George Philpot or Philpott (died 1624) was an English landowner, courtier, and patron of musicians.

His home was at Thruxton, Hampshire. Philpot was a patron of the composer Thomas Weelkes. He donated a bell to the parish church of St Peter and Paul in 1600.

King James and Anne of Denmark stayed with the Philpots at Thruxton in August 1603. They were travelling from Farnham Castle to Wilton House, and went next to Sir Richard Gifford's house at King's Somborne. At Thruxton again on 28 August 1607, Anne of Denmark rewarded George Philpot's musicians with 20 shillings, and then visited Lady Mason.
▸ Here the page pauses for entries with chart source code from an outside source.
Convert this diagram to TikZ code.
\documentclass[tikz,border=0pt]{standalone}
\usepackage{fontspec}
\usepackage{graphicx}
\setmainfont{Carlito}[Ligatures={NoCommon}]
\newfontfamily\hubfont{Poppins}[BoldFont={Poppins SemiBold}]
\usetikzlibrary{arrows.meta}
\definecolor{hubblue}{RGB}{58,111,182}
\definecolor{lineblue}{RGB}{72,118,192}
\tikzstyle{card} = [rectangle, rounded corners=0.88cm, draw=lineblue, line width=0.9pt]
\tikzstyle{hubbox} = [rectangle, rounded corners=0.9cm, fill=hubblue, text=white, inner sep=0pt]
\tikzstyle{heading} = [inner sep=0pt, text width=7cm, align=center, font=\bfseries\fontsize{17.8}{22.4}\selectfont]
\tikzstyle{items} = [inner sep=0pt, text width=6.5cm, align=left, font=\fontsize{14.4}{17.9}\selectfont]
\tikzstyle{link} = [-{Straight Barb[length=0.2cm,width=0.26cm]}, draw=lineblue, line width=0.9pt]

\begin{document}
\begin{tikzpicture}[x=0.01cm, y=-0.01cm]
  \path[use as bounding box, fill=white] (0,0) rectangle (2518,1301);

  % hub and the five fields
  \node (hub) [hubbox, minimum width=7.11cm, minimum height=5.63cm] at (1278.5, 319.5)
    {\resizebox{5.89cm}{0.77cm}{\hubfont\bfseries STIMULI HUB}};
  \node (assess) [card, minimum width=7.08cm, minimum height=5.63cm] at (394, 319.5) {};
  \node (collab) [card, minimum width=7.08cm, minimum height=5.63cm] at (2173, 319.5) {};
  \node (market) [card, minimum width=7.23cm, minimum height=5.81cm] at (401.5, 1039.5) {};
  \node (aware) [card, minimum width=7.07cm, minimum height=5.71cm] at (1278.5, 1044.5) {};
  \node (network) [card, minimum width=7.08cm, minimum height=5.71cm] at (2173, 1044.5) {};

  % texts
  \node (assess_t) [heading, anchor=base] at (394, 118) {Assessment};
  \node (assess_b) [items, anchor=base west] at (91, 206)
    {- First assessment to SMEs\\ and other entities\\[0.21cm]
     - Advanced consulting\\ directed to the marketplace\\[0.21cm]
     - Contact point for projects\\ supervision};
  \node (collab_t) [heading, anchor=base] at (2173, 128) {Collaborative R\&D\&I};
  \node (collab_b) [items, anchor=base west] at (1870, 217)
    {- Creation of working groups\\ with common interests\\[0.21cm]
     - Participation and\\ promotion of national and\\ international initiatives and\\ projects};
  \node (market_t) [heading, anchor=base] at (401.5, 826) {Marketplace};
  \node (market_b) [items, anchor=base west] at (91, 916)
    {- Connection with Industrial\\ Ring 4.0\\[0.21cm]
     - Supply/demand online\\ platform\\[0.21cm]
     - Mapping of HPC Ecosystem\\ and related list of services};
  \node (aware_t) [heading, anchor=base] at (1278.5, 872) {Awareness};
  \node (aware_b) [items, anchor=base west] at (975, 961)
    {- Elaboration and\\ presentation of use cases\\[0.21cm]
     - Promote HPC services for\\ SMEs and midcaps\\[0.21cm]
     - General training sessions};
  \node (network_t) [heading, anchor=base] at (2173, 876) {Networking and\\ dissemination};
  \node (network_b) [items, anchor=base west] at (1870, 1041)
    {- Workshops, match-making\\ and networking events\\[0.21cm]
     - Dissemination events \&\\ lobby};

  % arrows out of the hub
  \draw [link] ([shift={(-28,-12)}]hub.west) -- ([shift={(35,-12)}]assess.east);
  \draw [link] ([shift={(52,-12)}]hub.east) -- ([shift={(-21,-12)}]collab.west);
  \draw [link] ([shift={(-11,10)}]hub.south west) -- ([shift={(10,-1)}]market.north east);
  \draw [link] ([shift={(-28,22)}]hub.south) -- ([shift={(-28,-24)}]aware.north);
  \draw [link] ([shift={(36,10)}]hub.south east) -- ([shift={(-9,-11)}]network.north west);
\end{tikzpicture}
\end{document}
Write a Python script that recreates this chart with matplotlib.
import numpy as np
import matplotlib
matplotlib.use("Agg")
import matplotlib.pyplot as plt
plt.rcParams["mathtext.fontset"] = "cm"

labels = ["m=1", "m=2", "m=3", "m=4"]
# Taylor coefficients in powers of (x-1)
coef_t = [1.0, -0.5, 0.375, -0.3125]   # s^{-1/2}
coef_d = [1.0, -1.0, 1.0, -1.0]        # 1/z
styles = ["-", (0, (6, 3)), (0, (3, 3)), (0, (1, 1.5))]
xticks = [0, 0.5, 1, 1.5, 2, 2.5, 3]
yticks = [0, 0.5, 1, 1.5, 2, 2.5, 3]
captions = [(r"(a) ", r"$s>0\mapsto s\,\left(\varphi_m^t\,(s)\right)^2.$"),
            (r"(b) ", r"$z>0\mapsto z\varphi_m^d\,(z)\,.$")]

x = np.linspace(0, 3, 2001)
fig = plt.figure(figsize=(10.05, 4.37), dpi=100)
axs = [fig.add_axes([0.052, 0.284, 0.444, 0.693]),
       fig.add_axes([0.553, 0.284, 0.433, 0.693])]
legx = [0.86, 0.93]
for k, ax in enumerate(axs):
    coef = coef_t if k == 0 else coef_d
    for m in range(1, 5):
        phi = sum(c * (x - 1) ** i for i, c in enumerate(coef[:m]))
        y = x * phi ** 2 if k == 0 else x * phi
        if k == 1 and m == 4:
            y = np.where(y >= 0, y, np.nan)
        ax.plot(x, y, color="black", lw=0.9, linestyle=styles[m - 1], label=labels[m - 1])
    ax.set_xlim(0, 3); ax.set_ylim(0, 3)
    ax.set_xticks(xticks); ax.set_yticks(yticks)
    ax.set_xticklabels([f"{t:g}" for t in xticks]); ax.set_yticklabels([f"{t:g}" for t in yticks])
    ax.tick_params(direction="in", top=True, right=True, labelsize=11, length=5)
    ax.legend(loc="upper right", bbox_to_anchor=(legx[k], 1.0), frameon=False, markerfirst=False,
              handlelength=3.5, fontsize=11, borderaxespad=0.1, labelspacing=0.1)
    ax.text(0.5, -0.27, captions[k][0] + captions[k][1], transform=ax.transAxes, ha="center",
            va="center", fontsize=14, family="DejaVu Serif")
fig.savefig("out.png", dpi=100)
George Philpot was Sheriff of Hampshire in 1621.

Marriage and family
He was twice married, his children included:
 John Philpot
 Thomas Philpot
 Catherine Philpot
 Anne Philpot, who married John Paynter
 Alice Philpot
 Mary Philpot, who married Mr Cheney
 Barbara Philpot, who married Mr Eccles
 Lucy Philpot, who married Lord Henry Paulet, a son of William Paulet, 4th Marquess of Winchester and Lucy Cecil.
 Frances Philpot, who married Thomas Caesar, a son of Julius Caesar (judge).